§ Given instruction
Copy all lines in which the word "this" can be found.
--- start Exercise inputs ---
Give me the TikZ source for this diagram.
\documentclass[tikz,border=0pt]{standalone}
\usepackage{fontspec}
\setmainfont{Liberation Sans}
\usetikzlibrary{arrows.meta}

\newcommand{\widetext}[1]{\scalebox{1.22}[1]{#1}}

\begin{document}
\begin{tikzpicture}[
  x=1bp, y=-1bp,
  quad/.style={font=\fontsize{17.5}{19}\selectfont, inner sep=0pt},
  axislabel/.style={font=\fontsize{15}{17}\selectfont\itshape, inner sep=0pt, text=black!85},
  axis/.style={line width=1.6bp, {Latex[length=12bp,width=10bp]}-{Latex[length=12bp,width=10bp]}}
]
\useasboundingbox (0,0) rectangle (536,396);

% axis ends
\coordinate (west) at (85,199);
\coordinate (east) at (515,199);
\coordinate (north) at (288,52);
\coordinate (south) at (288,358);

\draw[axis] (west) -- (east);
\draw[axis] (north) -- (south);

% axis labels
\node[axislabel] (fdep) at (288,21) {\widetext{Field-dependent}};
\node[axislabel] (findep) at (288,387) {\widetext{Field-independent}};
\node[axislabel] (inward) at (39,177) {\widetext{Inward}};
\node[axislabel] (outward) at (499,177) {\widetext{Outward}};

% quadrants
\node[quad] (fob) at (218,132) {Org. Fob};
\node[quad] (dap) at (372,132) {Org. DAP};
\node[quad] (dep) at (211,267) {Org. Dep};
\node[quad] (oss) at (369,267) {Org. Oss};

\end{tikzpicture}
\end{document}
--- end Exercise inputs ---
--- start Exercise inputs ---
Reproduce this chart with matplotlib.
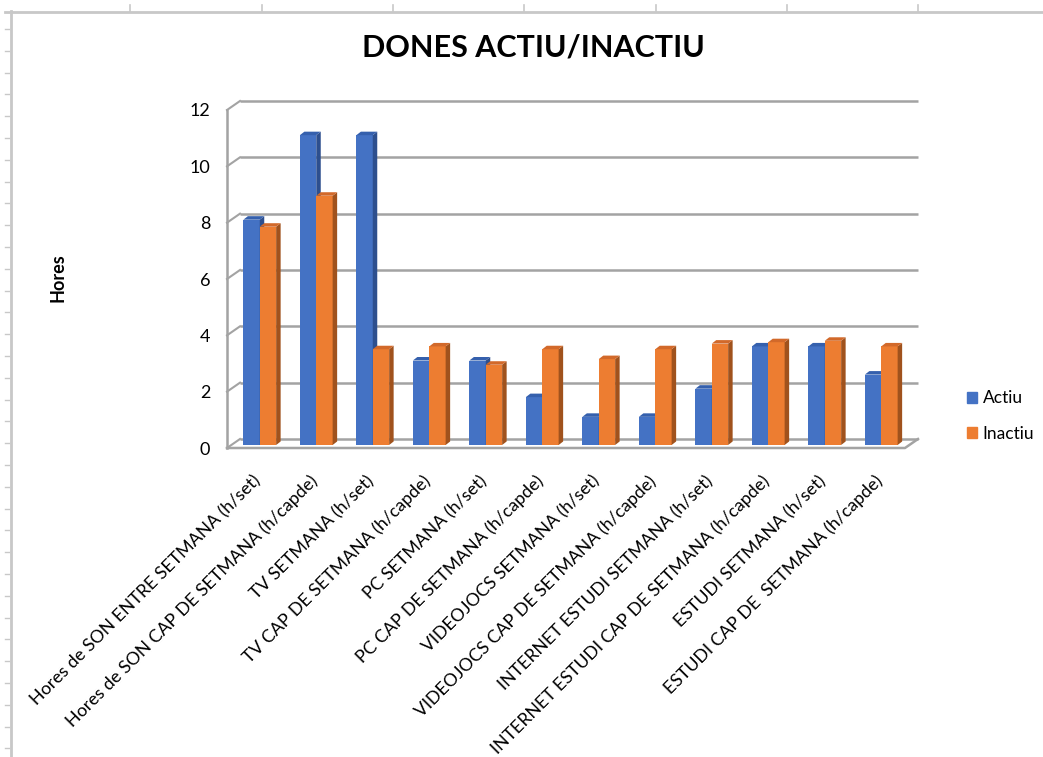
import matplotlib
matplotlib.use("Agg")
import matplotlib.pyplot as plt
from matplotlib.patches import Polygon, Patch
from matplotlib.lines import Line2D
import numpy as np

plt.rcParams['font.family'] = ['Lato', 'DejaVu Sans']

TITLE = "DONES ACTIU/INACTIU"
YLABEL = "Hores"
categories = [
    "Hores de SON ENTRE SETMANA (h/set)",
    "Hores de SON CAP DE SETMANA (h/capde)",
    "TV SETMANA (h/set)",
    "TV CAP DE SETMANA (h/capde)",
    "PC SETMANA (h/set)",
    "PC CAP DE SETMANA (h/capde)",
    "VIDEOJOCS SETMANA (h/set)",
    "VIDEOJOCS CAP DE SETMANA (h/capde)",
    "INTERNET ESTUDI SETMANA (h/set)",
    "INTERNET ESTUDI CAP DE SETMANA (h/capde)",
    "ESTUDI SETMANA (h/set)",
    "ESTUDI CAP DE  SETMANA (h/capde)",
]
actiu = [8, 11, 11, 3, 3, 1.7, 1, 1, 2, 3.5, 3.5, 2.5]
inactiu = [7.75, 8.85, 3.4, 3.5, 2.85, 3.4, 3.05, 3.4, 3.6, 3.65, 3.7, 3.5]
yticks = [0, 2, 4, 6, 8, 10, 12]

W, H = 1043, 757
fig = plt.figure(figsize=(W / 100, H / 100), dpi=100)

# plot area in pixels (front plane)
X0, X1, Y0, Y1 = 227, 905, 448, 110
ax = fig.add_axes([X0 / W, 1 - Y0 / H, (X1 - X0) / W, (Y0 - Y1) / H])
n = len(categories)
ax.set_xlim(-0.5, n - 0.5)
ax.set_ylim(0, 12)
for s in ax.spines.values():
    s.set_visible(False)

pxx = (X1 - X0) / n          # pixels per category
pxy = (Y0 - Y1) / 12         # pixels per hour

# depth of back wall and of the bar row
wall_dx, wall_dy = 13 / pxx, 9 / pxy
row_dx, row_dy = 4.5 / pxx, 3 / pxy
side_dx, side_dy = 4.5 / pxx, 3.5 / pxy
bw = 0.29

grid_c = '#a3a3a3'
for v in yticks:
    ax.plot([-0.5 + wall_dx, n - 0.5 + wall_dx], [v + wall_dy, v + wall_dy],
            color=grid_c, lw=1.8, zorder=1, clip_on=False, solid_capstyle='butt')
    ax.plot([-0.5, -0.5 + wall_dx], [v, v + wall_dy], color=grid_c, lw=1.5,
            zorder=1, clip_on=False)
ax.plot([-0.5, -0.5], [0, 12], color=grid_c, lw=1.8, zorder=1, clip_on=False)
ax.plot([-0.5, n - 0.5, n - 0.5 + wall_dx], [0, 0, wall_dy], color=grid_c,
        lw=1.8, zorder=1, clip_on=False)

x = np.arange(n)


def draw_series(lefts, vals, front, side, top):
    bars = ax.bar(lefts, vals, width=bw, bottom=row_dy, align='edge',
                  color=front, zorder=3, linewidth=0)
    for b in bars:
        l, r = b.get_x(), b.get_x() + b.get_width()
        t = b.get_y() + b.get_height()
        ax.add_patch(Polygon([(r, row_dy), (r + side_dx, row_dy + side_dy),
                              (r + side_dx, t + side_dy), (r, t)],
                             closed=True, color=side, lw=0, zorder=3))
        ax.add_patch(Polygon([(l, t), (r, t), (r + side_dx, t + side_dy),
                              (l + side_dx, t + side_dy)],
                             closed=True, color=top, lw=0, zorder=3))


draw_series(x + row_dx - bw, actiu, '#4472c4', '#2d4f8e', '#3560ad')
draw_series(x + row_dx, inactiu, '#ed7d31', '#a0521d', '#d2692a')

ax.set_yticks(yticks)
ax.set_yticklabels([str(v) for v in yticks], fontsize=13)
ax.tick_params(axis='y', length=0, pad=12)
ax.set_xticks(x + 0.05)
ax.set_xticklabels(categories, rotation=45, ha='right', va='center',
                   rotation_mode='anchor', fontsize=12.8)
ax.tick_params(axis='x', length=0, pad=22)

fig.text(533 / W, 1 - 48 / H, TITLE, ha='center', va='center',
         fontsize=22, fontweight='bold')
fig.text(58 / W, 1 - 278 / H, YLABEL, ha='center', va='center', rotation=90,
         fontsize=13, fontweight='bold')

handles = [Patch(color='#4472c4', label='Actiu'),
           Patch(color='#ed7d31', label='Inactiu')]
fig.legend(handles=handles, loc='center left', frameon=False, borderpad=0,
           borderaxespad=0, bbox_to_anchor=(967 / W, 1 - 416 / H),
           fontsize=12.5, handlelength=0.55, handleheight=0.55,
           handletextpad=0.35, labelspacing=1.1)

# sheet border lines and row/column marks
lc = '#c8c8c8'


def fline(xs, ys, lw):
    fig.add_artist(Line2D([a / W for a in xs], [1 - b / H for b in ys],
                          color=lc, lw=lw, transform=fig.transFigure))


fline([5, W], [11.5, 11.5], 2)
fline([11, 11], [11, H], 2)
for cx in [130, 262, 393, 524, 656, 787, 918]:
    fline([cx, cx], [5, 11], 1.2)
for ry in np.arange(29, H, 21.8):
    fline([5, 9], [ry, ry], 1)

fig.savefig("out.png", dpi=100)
--- end Exercise inputs ---
§ Exercise output
Give me the TikZ source for this diagram.
Reproduce this chart with matplotlib.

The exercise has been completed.